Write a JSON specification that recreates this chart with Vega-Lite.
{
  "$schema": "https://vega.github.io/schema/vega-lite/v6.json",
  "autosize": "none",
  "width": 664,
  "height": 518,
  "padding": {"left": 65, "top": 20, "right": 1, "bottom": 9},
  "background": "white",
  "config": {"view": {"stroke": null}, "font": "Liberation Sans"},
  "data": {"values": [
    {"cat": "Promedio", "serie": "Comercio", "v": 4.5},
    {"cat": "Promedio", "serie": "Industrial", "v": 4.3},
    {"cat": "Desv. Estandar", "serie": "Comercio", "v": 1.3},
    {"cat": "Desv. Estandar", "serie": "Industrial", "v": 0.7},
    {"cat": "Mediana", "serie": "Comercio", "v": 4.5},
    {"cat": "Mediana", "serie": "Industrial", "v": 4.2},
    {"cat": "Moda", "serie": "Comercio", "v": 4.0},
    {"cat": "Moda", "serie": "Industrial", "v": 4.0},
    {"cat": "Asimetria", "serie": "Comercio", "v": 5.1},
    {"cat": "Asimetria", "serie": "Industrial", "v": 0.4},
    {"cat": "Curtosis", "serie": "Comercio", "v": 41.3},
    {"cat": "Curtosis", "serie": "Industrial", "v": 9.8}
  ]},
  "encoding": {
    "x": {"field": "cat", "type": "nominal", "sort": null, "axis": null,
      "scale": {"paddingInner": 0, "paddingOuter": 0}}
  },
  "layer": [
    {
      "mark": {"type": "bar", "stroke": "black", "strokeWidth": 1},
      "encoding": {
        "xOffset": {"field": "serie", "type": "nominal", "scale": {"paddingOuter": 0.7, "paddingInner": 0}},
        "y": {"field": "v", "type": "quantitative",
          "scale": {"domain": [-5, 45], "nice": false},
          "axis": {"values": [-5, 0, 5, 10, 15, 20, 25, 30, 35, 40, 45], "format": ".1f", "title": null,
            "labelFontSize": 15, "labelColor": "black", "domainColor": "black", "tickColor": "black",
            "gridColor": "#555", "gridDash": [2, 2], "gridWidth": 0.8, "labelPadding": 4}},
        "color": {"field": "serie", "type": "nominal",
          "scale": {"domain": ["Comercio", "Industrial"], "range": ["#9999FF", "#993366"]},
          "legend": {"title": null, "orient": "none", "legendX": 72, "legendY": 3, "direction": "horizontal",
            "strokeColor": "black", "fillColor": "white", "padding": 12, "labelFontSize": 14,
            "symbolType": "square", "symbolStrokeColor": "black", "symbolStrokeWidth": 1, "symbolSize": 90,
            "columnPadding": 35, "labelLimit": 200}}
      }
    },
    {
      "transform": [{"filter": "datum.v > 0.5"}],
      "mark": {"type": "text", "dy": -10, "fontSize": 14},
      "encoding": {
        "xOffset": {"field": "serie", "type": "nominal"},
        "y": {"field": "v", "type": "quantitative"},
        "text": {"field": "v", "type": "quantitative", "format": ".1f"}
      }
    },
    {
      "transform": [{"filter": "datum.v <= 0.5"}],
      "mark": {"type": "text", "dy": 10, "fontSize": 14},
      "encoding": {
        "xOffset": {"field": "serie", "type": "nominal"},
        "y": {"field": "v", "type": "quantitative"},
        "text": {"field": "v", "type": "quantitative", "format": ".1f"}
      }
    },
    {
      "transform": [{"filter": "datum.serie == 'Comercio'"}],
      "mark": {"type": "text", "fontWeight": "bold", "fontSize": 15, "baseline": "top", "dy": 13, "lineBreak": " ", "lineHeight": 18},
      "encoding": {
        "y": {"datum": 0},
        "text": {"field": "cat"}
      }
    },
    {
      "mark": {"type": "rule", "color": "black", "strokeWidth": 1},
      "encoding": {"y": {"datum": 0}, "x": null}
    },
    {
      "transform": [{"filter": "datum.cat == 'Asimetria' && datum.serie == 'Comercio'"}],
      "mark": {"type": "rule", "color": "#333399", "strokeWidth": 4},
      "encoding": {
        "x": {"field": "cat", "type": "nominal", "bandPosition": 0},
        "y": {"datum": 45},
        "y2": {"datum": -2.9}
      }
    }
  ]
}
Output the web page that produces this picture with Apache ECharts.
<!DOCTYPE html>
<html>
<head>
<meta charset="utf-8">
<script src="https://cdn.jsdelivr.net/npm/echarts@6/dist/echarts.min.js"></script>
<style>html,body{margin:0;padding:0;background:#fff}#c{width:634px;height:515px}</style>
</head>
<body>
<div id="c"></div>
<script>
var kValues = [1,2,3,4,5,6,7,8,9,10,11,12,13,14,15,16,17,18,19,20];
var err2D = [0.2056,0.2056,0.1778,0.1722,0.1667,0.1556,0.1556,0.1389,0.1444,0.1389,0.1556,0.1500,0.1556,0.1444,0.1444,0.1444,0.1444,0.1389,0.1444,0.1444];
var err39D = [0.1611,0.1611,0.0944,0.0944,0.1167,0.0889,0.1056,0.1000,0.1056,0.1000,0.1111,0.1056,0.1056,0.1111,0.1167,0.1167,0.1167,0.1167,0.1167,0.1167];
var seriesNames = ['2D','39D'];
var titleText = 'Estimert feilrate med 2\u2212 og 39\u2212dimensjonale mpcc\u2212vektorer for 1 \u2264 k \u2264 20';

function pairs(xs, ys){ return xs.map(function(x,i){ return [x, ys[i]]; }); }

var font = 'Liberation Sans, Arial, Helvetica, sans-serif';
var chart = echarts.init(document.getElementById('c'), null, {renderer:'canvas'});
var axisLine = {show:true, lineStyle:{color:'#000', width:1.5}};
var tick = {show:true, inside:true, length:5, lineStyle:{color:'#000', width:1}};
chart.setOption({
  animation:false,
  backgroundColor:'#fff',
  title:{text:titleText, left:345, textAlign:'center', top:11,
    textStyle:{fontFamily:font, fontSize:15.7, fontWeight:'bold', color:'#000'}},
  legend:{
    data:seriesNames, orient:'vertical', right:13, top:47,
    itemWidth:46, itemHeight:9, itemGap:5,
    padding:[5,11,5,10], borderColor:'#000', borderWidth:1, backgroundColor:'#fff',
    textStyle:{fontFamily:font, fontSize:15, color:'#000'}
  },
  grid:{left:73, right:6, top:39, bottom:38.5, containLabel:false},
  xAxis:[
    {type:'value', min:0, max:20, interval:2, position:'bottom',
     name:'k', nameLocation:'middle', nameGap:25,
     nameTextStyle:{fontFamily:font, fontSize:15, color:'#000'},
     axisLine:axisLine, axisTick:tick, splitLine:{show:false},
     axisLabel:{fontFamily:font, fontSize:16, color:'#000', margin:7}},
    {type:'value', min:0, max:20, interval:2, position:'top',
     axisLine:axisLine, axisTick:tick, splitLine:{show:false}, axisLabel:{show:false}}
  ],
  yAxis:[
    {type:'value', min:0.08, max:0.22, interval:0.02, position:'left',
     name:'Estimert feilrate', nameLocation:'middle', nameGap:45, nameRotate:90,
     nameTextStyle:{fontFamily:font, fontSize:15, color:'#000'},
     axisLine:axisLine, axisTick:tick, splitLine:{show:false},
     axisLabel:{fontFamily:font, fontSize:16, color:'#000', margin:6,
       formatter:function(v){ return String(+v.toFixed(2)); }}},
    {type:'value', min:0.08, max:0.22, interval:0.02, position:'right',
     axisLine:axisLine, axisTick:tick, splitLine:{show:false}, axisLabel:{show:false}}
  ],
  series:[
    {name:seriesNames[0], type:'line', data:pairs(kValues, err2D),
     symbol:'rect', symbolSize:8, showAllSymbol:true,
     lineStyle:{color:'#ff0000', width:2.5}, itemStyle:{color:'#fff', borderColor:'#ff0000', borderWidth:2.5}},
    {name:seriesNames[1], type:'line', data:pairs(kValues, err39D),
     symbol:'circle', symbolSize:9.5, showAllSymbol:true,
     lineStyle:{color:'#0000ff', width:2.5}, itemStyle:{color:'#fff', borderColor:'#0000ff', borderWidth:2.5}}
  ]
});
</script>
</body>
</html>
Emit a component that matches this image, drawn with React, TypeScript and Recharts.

_ _ _ _ _

- EXERCISE:
Every line that holds the word "with" counts once; state the total number of such lines and nothing else.

- COMPLETE RESPONSE:
3